WHAT IS REQUIRED. Leave out every picture, then output exactly the lines between the ones holding "Clone this chart in matplotlib." and "deleted_A = [None]", inclusive, and nothing beyond them.

DATA SUPPLIED.
------------

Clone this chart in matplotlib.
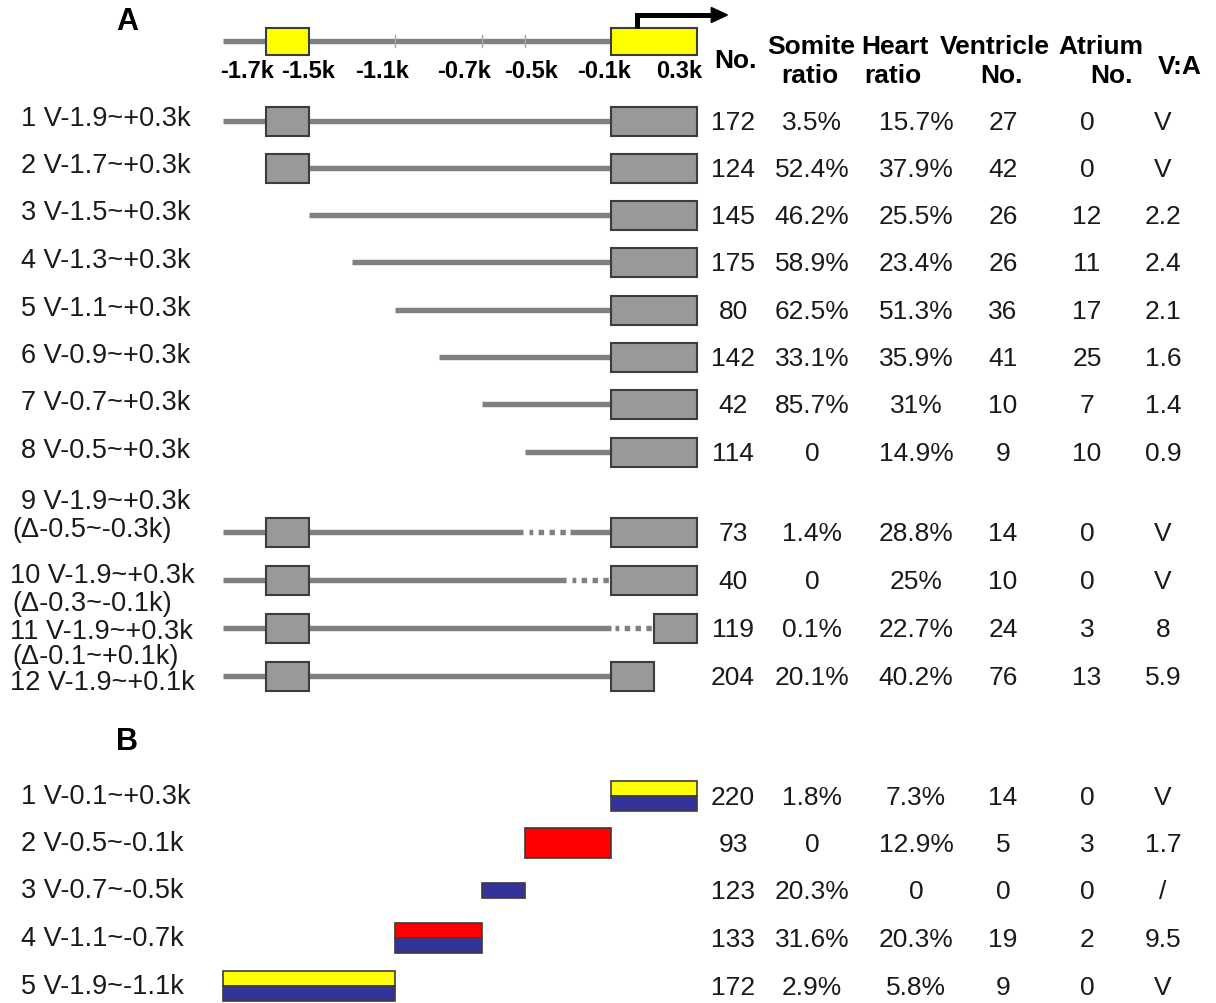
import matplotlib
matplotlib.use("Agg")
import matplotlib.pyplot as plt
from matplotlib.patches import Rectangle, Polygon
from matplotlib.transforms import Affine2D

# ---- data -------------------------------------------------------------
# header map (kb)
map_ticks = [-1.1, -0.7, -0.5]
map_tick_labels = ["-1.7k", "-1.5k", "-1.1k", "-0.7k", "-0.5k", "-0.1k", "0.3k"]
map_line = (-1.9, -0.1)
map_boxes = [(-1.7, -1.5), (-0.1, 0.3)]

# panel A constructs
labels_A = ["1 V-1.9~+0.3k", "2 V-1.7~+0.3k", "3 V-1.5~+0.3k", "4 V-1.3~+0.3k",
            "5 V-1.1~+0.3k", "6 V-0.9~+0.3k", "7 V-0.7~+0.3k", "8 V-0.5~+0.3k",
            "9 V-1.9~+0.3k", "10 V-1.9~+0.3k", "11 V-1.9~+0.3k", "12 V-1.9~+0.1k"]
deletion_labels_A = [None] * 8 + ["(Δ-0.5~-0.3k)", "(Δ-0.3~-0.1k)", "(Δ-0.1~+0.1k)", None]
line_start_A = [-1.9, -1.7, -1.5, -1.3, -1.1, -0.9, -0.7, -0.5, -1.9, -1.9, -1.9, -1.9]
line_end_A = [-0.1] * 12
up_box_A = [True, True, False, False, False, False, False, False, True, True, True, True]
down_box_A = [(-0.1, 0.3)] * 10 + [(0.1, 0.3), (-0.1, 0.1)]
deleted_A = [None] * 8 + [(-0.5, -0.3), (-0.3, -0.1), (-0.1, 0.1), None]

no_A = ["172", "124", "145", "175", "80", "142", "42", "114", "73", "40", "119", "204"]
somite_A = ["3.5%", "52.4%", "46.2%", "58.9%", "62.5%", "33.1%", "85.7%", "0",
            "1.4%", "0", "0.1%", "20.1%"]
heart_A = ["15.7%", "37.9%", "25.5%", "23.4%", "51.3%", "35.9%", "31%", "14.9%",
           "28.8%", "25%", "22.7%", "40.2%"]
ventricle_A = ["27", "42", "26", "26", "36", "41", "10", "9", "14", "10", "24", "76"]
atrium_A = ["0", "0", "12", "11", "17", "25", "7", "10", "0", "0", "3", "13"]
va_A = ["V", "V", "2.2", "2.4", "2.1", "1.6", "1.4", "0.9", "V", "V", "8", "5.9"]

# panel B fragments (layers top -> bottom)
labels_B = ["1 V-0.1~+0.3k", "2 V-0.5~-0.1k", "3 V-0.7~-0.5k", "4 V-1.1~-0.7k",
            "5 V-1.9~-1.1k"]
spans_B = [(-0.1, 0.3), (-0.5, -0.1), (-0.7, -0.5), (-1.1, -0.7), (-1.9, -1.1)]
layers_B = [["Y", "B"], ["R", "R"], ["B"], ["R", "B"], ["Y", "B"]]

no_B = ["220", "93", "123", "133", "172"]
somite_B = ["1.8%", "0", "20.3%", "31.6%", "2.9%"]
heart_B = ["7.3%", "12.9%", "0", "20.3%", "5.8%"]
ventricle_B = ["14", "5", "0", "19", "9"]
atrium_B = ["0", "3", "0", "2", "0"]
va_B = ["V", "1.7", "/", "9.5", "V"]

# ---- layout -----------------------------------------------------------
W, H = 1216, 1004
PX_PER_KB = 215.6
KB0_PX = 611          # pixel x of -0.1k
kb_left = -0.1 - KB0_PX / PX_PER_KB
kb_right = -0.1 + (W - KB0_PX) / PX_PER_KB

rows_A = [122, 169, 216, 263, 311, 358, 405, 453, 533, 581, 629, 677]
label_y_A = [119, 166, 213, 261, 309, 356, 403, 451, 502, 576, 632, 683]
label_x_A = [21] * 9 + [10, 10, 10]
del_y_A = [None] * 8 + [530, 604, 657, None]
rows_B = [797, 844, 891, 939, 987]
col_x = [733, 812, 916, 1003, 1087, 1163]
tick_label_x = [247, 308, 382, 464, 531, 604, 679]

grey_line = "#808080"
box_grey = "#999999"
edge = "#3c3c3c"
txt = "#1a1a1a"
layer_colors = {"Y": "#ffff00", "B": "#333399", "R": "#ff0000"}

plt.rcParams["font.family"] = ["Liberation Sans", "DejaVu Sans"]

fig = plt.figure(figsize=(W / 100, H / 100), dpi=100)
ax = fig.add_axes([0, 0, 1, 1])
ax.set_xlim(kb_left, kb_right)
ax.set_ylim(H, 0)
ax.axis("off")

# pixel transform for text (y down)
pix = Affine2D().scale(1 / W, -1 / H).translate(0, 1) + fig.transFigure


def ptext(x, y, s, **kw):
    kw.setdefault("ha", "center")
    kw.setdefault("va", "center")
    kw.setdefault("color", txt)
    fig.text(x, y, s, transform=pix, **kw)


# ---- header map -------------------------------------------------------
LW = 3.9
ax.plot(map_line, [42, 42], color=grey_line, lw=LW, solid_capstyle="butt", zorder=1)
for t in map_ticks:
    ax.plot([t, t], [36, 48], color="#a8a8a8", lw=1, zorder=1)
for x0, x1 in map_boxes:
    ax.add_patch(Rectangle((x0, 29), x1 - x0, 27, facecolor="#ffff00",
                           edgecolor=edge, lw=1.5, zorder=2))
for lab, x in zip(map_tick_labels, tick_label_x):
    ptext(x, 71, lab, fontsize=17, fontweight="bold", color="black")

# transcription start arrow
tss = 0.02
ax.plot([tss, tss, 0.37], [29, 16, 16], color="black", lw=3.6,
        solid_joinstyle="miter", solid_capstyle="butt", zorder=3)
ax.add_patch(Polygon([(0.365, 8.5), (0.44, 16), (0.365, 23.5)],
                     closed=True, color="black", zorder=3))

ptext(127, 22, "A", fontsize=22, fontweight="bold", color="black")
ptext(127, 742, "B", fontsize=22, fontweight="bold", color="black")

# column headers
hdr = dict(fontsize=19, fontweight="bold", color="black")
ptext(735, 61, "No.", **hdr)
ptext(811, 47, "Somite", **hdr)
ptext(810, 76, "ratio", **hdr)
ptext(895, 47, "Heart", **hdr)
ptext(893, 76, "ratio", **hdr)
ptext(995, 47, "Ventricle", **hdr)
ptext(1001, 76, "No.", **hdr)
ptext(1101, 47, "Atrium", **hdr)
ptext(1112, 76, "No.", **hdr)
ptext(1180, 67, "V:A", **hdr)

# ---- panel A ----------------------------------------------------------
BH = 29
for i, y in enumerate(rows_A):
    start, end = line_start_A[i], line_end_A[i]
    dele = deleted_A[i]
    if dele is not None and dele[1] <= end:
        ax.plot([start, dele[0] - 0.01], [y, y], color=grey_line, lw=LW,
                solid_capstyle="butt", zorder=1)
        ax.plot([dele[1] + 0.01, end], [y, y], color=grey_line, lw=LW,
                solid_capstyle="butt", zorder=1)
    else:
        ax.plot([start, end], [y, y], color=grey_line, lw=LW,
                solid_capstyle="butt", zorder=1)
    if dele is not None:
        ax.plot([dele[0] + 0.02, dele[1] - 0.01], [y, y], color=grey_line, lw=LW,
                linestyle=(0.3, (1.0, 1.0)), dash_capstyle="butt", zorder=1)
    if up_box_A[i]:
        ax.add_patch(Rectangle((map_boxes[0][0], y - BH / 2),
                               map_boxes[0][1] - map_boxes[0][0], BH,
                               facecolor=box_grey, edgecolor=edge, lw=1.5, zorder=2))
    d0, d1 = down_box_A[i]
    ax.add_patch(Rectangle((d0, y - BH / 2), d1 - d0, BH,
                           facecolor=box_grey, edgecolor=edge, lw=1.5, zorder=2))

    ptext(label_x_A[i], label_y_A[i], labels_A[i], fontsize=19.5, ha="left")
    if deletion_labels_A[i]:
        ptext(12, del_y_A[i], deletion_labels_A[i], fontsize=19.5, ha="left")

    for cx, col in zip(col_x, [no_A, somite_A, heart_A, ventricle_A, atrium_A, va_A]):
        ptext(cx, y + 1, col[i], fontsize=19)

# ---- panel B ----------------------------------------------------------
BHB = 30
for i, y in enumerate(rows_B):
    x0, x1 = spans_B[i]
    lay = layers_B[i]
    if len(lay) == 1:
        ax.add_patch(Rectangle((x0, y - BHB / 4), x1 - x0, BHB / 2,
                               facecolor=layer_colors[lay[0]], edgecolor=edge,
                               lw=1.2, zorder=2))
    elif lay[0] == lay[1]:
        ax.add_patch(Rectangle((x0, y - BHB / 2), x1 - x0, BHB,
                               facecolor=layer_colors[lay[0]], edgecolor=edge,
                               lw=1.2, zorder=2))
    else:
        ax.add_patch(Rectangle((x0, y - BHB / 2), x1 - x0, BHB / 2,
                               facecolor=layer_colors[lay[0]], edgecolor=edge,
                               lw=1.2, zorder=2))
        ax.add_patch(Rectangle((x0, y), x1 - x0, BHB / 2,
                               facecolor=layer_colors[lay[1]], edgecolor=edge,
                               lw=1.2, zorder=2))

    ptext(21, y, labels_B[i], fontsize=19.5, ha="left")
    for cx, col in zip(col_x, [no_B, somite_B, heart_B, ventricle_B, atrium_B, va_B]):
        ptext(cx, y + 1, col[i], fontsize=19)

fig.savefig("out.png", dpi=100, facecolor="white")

------------

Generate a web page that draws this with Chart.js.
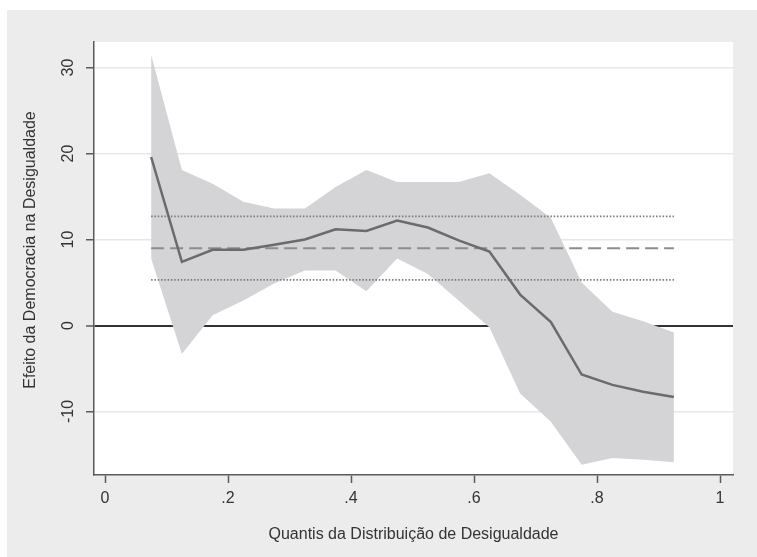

------------

ANSWER TO THE PROBLEM.
Clone this chart in matplotlib.
import matplotlib
matplotlib.use("Agg")
import matplotlib.pyplot as plt
from matplotlib.patches import Rectangle, Polygon
from matplotlib.transforms import Affine2D

# ---- data -------------------------------------------------------------
# header map (kb)
map_ticks = [-1.1, -0.7, -0.5]
map_tick_labels = ["-1.7k", "-1.5k", "-1.1k", "-0.7k", "-0.5k", "-0.1k", "0.3k"]
map_line = (-1.9, -0.1)
map_boxes = [(-1.7, -1.5), (-0.1, 0.3)]

# panel A constructs
labels_A = ["1 V-1.9~+0.3k", "2 V-1.7~+0.3k", "3 V-1.5~+0.3k", "4 V-1.3~+0.3k",
            "5 V-1.1~+0.3k", "6 V-0.9~+0.3k", "7 V-0.7~+0.3k", "8 V-0.5~+0.3k",
            "9 V-1.9~+0.3k", "10 V-1.9~+0.3k", "11 V-1.9~+0.3k", "12 V-1.9~+0.1k"]
deletion_labels_A = [None] * 8 + ["(Δ-0.5~-0.3k)", "(Δ-0.3~-0.1k)", "(Δ-0.1~+0.1k)", None]
line_start_A = [-1.9, -1.7, -1.5, -1.3, -1.1, -0.9, -0.7, -0.5, -1.9, -1.9, -1.9, -1.9]
line_end_A = [-0.1] * 12
up_box_A = [True, True, False, False, False, False, False, False, True, True, True, True]
down_box_A = [(-0.1, 0.3)] * 10 + [(0.1, 0.3), (-0.1, 0.1)]
deleted_A = [None] * 8 + [(-0.5, -0.3), (-0.3, -0.1), (-0.1, 0.1), None]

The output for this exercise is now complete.